→ **AVAILABLE DATA**:
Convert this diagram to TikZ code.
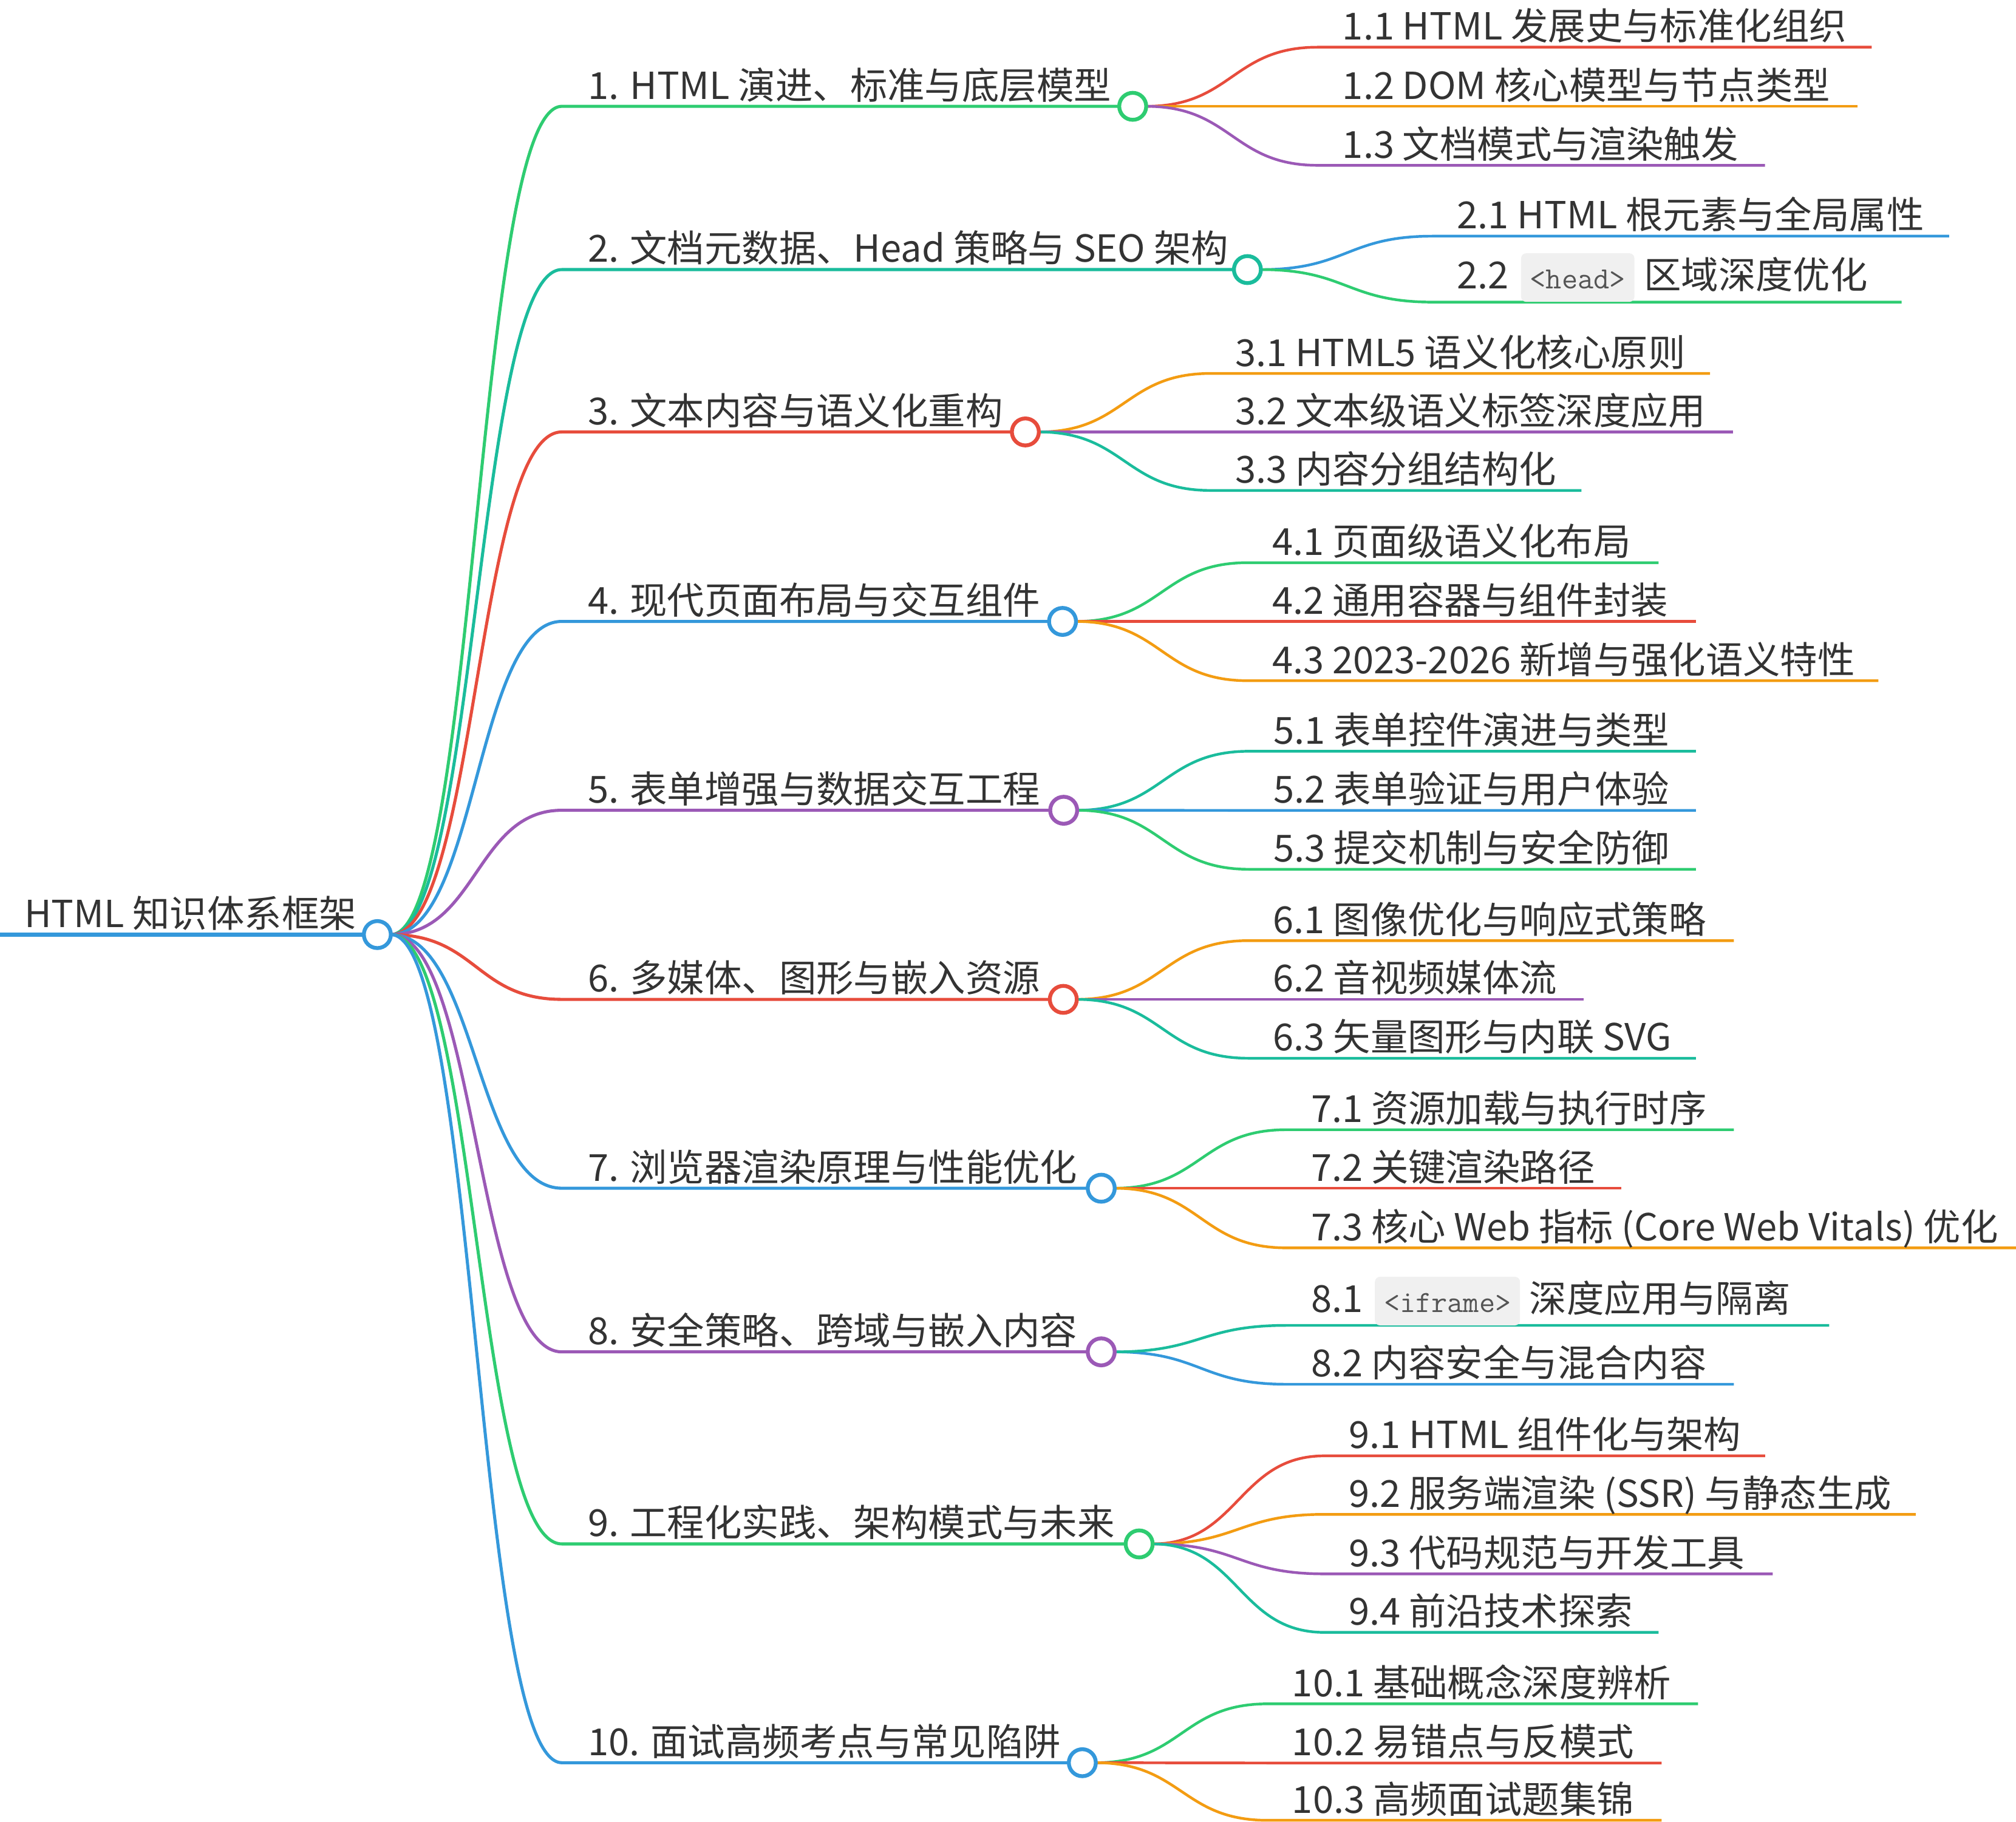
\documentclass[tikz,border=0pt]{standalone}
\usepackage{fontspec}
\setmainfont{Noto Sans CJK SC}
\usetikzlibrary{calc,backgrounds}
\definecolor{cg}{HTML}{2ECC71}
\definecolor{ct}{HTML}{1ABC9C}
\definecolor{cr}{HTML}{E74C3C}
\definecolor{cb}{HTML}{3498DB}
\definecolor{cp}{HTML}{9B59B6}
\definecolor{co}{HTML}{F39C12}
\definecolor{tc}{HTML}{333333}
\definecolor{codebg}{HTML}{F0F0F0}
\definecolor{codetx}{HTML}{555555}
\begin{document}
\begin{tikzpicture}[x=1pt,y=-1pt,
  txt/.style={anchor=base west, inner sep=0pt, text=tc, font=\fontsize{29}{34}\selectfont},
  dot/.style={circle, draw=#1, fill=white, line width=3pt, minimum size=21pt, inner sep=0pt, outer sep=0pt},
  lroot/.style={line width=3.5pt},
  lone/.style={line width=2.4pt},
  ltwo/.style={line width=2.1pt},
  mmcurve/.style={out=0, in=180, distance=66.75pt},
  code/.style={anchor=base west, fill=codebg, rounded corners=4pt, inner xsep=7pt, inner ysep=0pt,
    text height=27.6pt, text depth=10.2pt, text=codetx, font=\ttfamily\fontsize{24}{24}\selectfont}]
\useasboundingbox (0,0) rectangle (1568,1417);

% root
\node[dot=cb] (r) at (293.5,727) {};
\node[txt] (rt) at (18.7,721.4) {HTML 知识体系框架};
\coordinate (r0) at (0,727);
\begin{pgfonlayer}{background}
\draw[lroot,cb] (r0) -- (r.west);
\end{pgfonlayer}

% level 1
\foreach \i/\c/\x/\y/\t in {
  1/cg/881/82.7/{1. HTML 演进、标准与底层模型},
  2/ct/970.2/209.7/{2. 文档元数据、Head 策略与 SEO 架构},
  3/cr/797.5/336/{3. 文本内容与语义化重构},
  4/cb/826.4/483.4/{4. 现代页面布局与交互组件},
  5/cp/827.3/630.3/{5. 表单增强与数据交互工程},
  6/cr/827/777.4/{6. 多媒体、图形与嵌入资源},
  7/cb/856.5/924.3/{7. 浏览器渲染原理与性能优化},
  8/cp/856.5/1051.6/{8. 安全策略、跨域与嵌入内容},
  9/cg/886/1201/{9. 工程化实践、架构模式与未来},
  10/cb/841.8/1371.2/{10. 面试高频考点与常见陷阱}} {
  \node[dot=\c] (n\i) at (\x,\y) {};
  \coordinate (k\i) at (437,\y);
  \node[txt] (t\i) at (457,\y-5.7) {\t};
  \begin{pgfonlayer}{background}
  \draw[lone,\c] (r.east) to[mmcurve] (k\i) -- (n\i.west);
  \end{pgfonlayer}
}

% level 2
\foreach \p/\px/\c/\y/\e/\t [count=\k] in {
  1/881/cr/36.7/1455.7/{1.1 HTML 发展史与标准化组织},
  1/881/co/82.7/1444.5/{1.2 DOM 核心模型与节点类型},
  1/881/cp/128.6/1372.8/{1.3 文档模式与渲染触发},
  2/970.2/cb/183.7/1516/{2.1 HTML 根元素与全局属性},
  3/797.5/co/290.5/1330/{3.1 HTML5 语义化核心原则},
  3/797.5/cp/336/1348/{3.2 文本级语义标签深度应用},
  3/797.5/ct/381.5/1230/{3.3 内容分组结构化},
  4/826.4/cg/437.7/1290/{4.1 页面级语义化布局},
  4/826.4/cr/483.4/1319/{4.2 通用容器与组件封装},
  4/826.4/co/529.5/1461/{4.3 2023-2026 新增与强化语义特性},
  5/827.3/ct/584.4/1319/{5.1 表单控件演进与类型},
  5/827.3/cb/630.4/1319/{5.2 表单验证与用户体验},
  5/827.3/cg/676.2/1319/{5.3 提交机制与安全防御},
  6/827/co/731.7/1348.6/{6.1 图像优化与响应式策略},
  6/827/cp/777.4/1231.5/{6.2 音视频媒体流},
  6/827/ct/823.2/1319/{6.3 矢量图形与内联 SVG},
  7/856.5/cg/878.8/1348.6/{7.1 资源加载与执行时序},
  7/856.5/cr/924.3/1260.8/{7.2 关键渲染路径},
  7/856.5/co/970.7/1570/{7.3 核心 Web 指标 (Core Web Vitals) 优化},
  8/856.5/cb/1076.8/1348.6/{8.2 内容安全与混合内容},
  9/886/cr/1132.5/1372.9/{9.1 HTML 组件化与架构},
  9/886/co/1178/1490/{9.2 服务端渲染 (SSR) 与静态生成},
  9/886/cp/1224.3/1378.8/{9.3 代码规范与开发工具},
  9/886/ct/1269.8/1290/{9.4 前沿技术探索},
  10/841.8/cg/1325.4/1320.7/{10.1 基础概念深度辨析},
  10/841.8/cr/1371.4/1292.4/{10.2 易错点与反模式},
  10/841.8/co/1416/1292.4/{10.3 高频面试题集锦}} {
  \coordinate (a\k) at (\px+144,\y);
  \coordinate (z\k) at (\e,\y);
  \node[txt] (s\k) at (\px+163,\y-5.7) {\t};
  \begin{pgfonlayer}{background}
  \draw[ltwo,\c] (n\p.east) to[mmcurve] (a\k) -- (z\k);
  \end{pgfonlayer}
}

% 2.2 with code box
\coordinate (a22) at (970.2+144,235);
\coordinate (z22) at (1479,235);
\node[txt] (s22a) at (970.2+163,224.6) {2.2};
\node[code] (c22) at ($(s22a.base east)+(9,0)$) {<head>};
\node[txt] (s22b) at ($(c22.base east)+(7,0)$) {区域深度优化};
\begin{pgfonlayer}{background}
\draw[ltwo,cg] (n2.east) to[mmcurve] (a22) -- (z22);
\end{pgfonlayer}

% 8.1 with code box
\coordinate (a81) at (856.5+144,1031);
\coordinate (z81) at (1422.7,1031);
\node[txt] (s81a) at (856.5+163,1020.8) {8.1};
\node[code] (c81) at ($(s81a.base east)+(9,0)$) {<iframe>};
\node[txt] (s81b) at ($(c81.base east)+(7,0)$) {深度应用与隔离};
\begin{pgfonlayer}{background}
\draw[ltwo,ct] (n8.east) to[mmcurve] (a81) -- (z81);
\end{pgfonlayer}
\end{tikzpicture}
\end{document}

→ **TASK PROMPT**: Copy the data character for character, but drop all pictures from the copy.

→ **SOLUTION**:
Convert this diagram to TikZ code.
\documentclass[tikz,border=0pt]{standalone}
\usepackage{fontspec}
\setmainfont{Noto Sans CJK SC}
\usetikzlibrary{calc,backgrounds}
\definecolor{cg}{HTML}{2ECC71}
\definecolor{ct}{HTML}{1ABC9C}
\definecolor{cr}{HTML}{E74C3C}
\definecolor{cb}{HTML}{3498DB}
\definecolor{cp}{HTML}{9B59B6}
\definecolor{co}{HTML}{F39C12}
\definecolor{tc}{HTML}{333333}
\definecolor{codebg}{HTML}{F0F0F0}
\definecolor{codetx}{HTML}{555555}
\begin{document}
\begin{tikzpicture}[x=1pt,y=-1pt,
  txt/.style={anchor=base west, inner sep=0pt, text=tc, font=\fontsize{29}{34}\selectfont},
  dot/.style={circle, draw=#1, fill=white, line width=3pt, minimum size=21pt, inner sep=0pt, outer sep=0pt},
  lroot/.style={line width=3.5pt},
  lone/.style={line width=2.4pt},
  ltwo/.style={line width=2.1pt},
  mmcurve/.style={out=0, in=180, distance=66.75pt},
  code/.style={anchor=base west, fill=codebg, rounded corners=4pt, inner xsep=7pt, inner ysep=0pt,
    text height=27.6pt, text depth=10.2pt, text=codetx, font=\ttfamily\fontsize{24}{24}\selectfont}]
\useasboundingbox (0,0) rectangle (1568,1417);

% root
\node[dot=cb] (r) at (293.5,727) {};
\node[txt] (rt) at (18.7,721.4) {HTML 知识体系框架};
\coordinate (r0) at (0,727);
\begin{pgfonlayer}{background}
\draw[lroot,cb] (r0) -- (r.west);
\end{pgfonlayer}

% level 1
\foreach \i/\c/\x/\y/\t in {
  1/cg/881/82.7/{1. HTML 演进、标准与底层模型},
  2/ct/970.2/209.7/{2. 文档元数据、Head 策略与 SEO 架构},
  3/cr/797.5/336/{3. 文本内容与语义化重构},
  4/cb/826.4/483.4/{4. 现代页面布局与交互组件},
  5/cp/827.3/630.3/{5. 表单增强与数据交互工程},
  6/cr/827/777.4/{6. 多媒体、图形与嵌入资源},
  7/cb/856.5/924.3/{7. 浏览器渲染原理与性能优化},
  8/cp/856.5/1051.6/{8. 安全策略、跨域与嵌入内容},
  9/cg/886/1201/{9. 工程化实践、架构模式与未来},
  10/cb/841.8/1371.2/{10. 面试高频考点与常见陷阱}} {
  \node[dot=\c] (n\i) at (\x,\y) {};
  \coordinate (k\i) at (437,\y);
  \node[txt] (t\i) at (457,\y-5.7) {\t};
  \begin{pgfonlayer}{background}
  \draw[lone,\c] (r.east) to[mmcurve] (k\i) -- (n\i.west);
  \end{pgfonlayer}
}

% level 2
\foreach \p/\px/\c/\y/\e/\t [count=\k] in {
  1/881/cr/36.7/1455.7/{1.1 HTML 发展史与标准化组织},
  1/881/co/82.7/1444.5/{1.2 DOM 核心模型与节点类型},
  1/881/cp/128.6/1372.8/{1.3 文档模式与渲染触发},
  2/970.2/cb/183.7/1516/{2.1 HTML 根元素与全局属性},
  3/797.5/co/290.5/1330/{3.1 HTML5 语义化核心原则},
  3/797.5/cp/336/1348/{3.2 文本级语义标签深度应用},
  3/797.5/ct/381.5/1230/{3.3 内容分组结构化},
  4/826.4/cg/437.7/1290/{4.1 页面级语义化布局},
  4/826.4/cr/483.4/1319/{4.2 通用容器与组件封装},
  4/826.4/co/529.5/1461/{4.3 2023-2026 新增与强化语义特性},
  5/827.3/ct/584.4/1319/{5.1 表单控件演进与类型},
  5/827.3/cb/630.4/1319/{5.2 表单验证与用户体验},
  5/827.3/cg/676.2/1319/{5.3 提交机制与安全防御},
  6/827/co/731.7/1348.6/{6.1 图像优化与响应式策略},
  6/827/cp/777.4/1231.5/{6.2 音视频媒体流},
  6/827/ct/823.2/1319/{6.3 矢量图形与内联 SVG},
  7/856.5/cg/878.8/1348.6/{7.1 资源加载与执行时序},
  7/856.5/cr/924.3/1260.8/{7.2 关键渲染路径},
  7/856.5/co/970.7/1570/{7.3 核心 Web 指标 (Core Web Vitals) 优化},
  8/856.5/cb/1076.8/1348.6/{8.2 内容安全与混合内容},
  9/886/cr/1132.5/1372.9/{9.1 HTML 组件化与架构},
  9/886/co/1178/1490/{9.2 服务端渲染 (SSR) 与静态生成},
  9/886/cp/1224.3/1378.8/{9.3 代码规范与开发工具},
  9/886/ct/1269.8/1290/{9.4 前沿技术探索},
  10/841.8/cg/1325.4/1320.7/{10.1 基础概念深度辨析},
  10/841.8/cr/1371.4/1292.4/{10.2 易错点与反模式},
  10/841.8/co/1416/1292.4/{10.3 高频面试题集锦}} {
  \coordinate (a\k) at (\px+144,\y);
  \coordinate (z\k) at (\e,\y);
  \node[txt] (s\k) at (\px+163,\y-5.7) {\t};
  \begin{pgfonlayer}{background}
  \draw[ltwo,\c] (n\p.east) to[mmcurve] (a\k) -- (z\k);
  \end{pgfonlayer}
}

% 2.2 with code box
\coordinate (a22) at (970.2+144,235);
\coordinate (z22) at (1479,235);
\node[txt] (s22a) at (970.2+163,224.6) {2.2};
\node[code] (c22) at ($(s22a.base east)+(9,0)$) {<head>};
\node[txt] (s22b) at ($(c22.base east)+(7,0)$) {区域深度优化};
\begin{pgfonlayer}{background}
\draw[ltwo,cg] (n2.east) to[mmcurve] (a22) -- (z22);
\end{pgfonlayer}

% 8.1 with code box
\coordinate (a81) at (856.5+144,1031);
\coordinate (z81) at (1422.7,1031);
\node[txt] (s81a) at (856.5+163,1020.8) {8.1};
\node[code] (c81) at ($(s81a.base east)+(9,0)$) {<iframe>};
\node[txt] (s81b) at ($(c81.base east)+(7,0)$) {深度应用与隔离};
\begin{pgfonlayer}{background}
\draw[ltwo,ct] (n8.east) to[mmcurve] (a81) -- (z81);
\end{pgfonlayer}
\end{tikzpicture}
\end{document}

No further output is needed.